[Gluster-devel] infiniband failing when too many clients connect at once
Mickey Mazarick
mic at digitaltadpole.com
Wed Mar 19 06:39:33 UTC 2008
Thanks so much for all the help getting this working for us.
The only problem we are still seeing is when lots of clients connect at
once it seems to hang the servers.
Nothing is reported in the log files of the client; it literally just
freezes.
For the benefit of the list, the commands do the following:
/bu/scripts/EX runs the command supplied sequentially
on each of our 6 storage servers.
/etc/init.d/glustersystem mounts or unmounts a gluster mount point
as a service
For a demonstration ssh to RTPST201 and run:
/bu/scripts/EX "/etc/init.d/glustersystem stop"

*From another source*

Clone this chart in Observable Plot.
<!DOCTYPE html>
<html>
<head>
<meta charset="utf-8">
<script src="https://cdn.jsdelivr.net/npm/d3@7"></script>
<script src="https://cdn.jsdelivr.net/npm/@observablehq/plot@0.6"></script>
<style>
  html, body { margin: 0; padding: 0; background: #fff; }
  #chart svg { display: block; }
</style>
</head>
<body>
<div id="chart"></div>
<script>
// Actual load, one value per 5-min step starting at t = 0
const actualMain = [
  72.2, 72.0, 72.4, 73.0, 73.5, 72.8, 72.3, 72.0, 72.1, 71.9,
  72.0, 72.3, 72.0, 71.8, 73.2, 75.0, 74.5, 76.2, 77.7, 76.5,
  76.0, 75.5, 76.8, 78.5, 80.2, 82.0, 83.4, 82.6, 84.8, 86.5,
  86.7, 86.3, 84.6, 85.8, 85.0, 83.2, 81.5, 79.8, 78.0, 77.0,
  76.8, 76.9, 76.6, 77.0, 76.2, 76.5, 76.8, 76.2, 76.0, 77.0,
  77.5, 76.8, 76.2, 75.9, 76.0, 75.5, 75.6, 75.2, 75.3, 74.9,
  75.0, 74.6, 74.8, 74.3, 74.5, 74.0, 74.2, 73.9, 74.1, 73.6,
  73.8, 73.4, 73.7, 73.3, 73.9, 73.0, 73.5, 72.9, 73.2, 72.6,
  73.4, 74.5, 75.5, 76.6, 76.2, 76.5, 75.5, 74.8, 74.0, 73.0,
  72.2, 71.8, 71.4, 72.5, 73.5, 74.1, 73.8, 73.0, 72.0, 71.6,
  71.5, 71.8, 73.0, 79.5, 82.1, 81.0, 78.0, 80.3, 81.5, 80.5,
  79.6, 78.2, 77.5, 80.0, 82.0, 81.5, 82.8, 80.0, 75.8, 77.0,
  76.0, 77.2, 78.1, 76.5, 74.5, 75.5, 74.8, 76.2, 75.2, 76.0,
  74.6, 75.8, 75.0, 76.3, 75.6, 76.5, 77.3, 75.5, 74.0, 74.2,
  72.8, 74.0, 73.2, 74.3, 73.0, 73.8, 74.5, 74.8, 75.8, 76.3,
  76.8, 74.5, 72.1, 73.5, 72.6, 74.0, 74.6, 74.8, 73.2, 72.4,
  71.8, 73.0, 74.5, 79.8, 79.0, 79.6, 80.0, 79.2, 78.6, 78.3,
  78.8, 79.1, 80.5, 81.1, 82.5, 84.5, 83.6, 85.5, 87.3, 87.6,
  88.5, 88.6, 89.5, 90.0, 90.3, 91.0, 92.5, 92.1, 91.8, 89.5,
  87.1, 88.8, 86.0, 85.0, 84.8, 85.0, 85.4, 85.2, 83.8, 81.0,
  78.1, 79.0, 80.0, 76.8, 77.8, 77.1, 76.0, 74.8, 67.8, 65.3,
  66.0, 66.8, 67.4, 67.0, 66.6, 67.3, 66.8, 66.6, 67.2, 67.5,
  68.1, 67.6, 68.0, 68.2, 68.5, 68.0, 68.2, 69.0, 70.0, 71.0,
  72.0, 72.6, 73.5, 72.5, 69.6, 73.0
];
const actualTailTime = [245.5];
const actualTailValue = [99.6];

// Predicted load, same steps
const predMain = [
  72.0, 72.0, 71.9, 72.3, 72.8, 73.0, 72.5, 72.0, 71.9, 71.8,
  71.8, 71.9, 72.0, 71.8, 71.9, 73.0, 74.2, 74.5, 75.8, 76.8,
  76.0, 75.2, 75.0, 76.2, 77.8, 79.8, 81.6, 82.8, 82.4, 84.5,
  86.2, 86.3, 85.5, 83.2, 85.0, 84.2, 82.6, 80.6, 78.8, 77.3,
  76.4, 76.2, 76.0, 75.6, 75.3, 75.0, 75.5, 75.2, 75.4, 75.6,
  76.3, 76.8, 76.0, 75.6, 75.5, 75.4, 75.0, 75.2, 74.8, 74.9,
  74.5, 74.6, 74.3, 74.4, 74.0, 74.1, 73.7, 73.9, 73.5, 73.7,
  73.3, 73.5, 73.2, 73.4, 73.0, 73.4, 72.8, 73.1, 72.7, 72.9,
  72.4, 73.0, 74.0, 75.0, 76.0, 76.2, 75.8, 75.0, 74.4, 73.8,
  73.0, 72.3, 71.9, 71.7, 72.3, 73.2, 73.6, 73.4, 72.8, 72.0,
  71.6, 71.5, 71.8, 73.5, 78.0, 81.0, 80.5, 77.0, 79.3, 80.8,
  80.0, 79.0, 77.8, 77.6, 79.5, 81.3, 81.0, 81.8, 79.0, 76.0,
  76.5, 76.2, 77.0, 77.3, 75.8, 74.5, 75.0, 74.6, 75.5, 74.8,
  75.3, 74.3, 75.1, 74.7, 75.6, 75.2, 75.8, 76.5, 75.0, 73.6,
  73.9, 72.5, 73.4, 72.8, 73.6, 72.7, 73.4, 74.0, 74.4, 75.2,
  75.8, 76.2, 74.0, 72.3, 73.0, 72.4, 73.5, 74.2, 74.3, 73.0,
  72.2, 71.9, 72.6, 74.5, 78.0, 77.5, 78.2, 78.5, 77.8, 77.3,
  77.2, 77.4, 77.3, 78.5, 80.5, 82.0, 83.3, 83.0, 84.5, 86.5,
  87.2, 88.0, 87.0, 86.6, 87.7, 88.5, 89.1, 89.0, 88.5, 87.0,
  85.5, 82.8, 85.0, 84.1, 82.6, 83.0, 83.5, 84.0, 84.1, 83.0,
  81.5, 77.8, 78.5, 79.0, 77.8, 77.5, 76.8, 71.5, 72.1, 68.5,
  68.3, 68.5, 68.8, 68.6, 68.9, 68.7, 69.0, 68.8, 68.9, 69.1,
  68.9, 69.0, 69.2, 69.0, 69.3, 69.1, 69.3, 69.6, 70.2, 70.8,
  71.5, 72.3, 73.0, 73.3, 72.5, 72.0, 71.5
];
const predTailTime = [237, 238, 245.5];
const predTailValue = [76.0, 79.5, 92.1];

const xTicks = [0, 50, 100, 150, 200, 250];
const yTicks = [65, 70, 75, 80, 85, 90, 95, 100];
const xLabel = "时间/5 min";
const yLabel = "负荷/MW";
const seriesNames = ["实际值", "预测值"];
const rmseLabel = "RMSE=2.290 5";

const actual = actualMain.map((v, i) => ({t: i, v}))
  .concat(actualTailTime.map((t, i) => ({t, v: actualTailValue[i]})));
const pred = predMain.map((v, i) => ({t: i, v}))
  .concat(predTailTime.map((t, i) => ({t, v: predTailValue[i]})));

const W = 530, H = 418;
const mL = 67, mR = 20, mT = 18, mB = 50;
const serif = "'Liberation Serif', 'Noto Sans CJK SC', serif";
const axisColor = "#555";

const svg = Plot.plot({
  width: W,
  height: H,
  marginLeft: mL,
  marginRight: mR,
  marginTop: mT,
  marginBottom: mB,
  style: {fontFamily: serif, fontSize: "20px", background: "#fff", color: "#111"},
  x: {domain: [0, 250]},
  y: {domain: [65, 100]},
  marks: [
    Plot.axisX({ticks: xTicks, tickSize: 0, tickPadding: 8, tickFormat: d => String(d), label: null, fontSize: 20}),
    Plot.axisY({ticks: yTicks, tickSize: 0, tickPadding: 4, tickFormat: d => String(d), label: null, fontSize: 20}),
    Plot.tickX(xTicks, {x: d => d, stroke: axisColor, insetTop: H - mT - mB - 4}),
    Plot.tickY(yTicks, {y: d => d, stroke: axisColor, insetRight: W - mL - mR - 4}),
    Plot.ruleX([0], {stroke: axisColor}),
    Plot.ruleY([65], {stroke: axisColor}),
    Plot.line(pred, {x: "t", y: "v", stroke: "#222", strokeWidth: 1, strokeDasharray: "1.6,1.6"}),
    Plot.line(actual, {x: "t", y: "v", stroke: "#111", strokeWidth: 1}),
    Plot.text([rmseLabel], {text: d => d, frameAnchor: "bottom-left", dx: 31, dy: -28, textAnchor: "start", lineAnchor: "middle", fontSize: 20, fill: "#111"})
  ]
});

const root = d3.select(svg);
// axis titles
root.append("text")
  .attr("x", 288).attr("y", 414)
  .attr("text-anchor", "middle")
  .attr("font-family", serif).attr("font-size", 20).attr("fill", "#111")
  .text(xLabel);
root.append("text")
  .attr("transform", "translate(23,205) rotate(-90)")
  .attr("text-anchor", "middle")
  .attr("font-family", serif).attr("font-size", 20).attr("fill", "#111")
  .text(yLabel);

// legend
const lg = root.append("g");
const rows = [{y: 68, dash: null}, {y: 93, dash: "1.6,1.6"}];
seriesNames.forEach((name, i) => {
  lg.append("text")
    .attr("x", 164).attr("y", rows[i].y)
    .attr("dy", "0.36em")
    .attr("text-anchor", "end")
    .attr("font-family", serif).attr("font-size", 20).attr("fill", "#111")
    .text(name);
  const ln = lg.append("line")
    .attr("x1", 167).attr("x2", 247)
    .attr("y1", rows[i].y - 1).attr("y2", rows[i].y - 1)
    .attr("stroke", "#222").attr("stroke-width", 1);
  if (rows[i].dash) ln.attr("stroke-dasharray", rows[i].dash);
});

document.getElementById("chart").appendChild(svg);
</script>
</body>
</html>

/bu/scripts/EX "/etc/init.d/glustersystem start"
no gluster mount will work until you do:
/bu/scripts/EX "/etc/init.d/glusterserver restart"
The servers all crash with the errors:
2008-03-19 01:58:41 C [ib-verbs-server.c:231:gf_transport_fini]

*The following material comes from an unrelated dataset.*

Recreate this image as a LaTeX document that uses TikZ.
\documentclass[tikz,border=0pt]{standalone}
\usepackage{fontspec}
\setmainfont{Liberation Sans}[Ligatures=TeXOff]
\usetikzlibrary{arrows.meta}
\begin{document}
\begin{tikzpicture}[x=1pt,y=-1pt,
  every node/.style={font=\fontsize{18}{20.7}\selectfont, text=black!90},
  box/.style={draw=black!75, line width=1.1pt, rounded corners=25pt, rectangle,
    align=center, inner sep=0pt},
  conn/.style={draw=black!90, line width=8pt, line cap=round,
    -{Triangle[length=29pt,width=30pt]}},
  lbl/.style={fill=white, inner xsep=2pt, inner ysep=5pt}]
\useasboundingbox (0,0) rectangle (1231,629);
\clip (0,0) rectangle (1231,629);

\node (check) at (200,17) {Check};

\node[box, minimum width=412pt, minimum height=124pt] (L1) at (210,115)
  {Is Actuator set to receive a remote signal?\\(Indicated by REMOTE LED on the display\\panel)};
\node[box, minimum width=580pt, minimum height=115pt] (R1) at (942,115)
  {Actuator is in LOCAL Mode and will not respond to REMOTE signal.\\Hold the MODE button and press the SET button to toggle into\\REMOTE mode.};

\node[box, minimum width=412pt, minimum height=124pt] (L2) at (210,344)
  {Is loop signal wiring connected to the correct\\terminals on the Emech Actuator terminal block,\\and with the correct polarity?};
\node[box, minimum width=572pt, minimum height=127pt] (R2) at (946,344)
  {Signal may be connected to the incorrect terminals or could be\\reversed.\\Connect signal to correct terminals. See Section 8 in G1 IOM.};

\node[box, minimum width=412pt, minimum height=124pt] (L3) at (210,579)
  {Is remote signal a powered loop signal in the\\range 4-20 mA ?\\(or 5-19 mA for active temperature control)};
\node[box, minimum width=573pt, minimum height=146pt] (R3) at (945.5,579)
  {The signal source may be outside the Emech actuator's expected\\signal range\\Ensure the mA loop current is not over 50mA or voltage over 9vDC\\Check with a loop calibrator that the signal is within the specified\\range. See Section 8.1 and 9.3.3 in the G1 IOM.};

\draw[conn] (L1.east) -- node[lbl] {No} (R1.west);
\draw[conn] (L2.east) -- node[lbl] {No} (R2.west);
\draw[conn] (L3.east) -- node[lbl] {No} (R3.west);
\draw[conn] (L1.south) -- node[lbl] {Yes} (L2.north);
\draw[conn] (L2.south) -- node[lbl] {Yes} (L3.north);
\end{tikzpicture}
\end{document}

ib-verbs/server: server: called fini on transport: 0x527bc0
2008-03-19 01:58:42 C [ib-verbs.c:1551:ib_verbs_tcp_notify]
transport/ib-verbs: server: notify (2) called on tcp socket
2008-03-19 01:58:42 C [ib-verbs.c:1458:ib_verbs_disconnect]

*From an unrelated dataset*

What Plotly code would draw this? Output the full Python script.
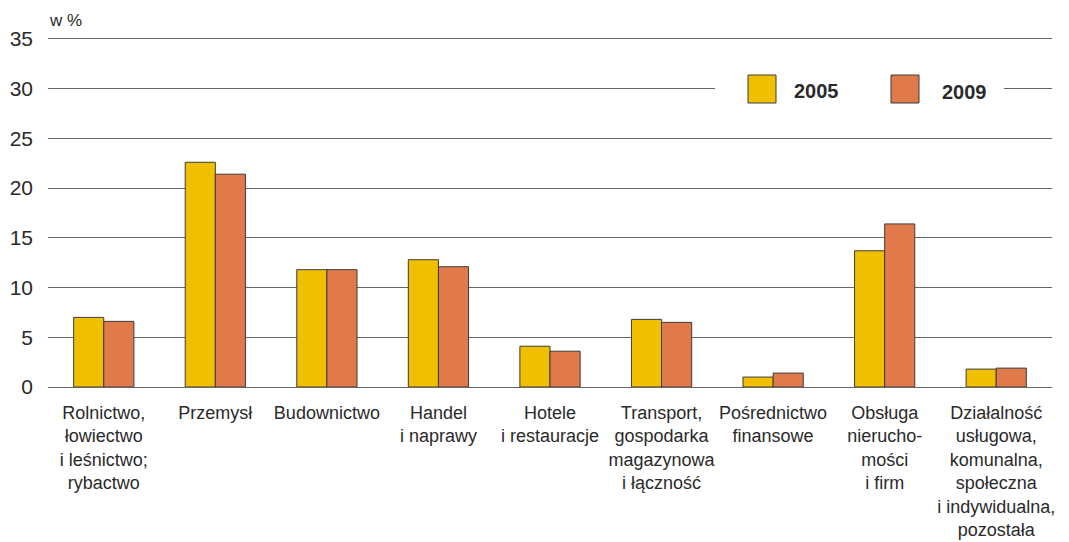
import plotly.graph_objects as go

categories = [
    "Rolnictwo,<br>łowiectwo<br>i leśnictwo;<br>rybactwo",
    "Przemysł",
    "Budownictwo",
    "Handel<br>i naprawy",
    "Hotele<br>i restauracje",
    "Transport,<br>gospodarka<br>magazynowa<br>i łączność",
    "Pośrednictwo<br>finansowe",
    "Obsługa<br>nierucho-<br>mości<br>i firm",
    "Działalność<br>usługowa,<br>komunalna,<br>społeczna<br>i indywidualna,<br>pozostała",
]
values_2005 = [7.0, 22.6, 11.8, 12.8, 4.1, 6.8, 1.0, 13.7, 1.8]
values_2009 = [6.6, 21.4, 11.8, 12.1, 3.6, 6.5, 1.4, 16.4, 1.9]
series_names = ["2005", "2009"]
y_ticks = [0, 5, 10, 15, 20, 25, 30, 35]

C2005 = "#F0C000"
C2009 = "#E17A4B"
OUTLINE = "#3c3c3c"
TEXT = "#2a2a2a"
GRID = "#666666"
FONT = "Liberation Sans, Arial, sans-serif"

fig = go.Figure()
fig.add_trace(go.Bar(x=categories, y=values_2005, name=series_names[0],
                     marker=dict(color=C2005, line=dict(color=OUTLINE, width=1))))
fig.add_trace(go.Bar(x=categories, y=values_2009, name=series_names[1],
                     marker=dict(color=C2009, line=dict(color=OUTLINE, width=1))))

# page body has an 8px margin, so the figure is drawn 8px right/down
W, H = 1061, 534
L, R, T, B = 40, 17, 28, 155
PW, PH = W - L - R, H - T - B
OFF = 8

def px(x):
    return (x - OFF - L) / PW

def py(y):
    return (H - B - (y - OFF)) / PH

shapes = [
    dict(type="rect", xref="paper", yref="paper", x0=px(715), x1=px(1004), y0=py(110), y1=py(70),
         fillcolor="white", line=dict(width=0), layer="above"),
    dict(type="rect", xref="paper", yref="paper", x0=px(748), x1=px(776), y0=py(103), y1=py(75),
         fillcolor=C2005, line=dict(color=OUTLINE, width=1), layer="above"),
    dict(type="rect", xref="paper", yref="paper", x0=px(891), x1=px(919), y0=py(103), y1=py(75),
         fillcolor=C2009, line=dict(color=OUTLINE, width=1), layer="above"),
]

annotations = [
    dict(text="<b>" + series_names[0] + "</b>", xref="paper", yref="paper", x=px(816), y=py(91),
         showarrow=False, font=dict(size=20, color=TEXT, family=FONT), xanchor="center", yanchor="middle"),
    dict(text="<b>" + series_names[1] + "</b>", xref="paper", yref="paper", x=px(964), y=py(92),
         showarrow=False, font=dict(size=20, color=TEXT, family=FONT), xanchor="center", yanchor="middle"),
    dict(text="w %", xref="paper", yref="paper", x=px(47), y=py(20),
         showarrow=False, font=dict(size=17, color=TEXT, family=FONT), xanchor="left", yanchor="middle"),
]

fig.update_layout(
    width=W, height=H,
    margin=dict(l=L, r=R, t=T, b=B),
    paper_bgcolor="white", plot_bgcolor="white",
    barmode="group", bargap=0.46, bargroupgap=0,
    showlegend=False,
    font=dict(family=FONT, color=TEXT),
    shapes=shapes,
    annotations=annotations,
    xaxis=dict(type="category", tickangle=0, ticks="", showgrid=False, showline=False,
               automargin=False,
               tickfont=dict(size=18, color=TEXT, family=FONT), ticklabelstandoff=13),
    yaxis=dict(range=[0, 35.3], tickvals=y_ticks, ticks="", showgrid=True, gridcolor=GRID,
               gridwidth=1, zeroline=True, zerolinecolor=GRID, zerolinewidth=1,
               showline=False, automargin=False,
               tickfont=dict(size=21, color=TEXT, family=FONT),
               ticklabelstandoff=14),
)

fig.write_html("out.html")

transport/ib-verbs: server: peer disconnected, cleaning up
Thanks again!
-Mickey Mazarick
Mickey Mazarick wrote:
> Did you make any changes to the server? It's working great I just want
> to know if I can take credit. ;-)
> I reinstalled OFED with the latest ver. (1.3)
>
> That seems to have cleared up the weird problem with afr not failing
> over.
>
> Once again, thanks for your help :-)
>
> -Mickey Mazarick
>
> Amar S. Tumballi wrote:
>> Hi Mickey,
>> Is it possible for you to get me a remote login, so that I can debug
>> it sooner?
>>
>> Regards,
>> Amar
>>
>> On Tue, Mar 18, 2008 at 12:35 PM, Mickey Mazarick
>> <mic at digitaltadpole.com <mailto:mic at digitaltadpole.com>> wrote:
>>
>> Yes, IB mounting works now :-)
>>
>> I ran
>> find /system -type f -exec head -n 1 {} \; >/dev/null
>> and the client process crashed and locked up the mount after a few
>> minutes...
>>
>> The server has these errors exactly once a minute, but no errors
>> in the
>> client log, it just too:
>> 2008-03-18 15:30:30 C [ib-verbs.c:1551:ib_verbs_tcp_notify]
>> transport/ib-verbs: server: notify (2) called on tcp socket
>> 2008-03-18 15:30:30 C [ib-verbs.c:1458:ib_verbs_disconnect]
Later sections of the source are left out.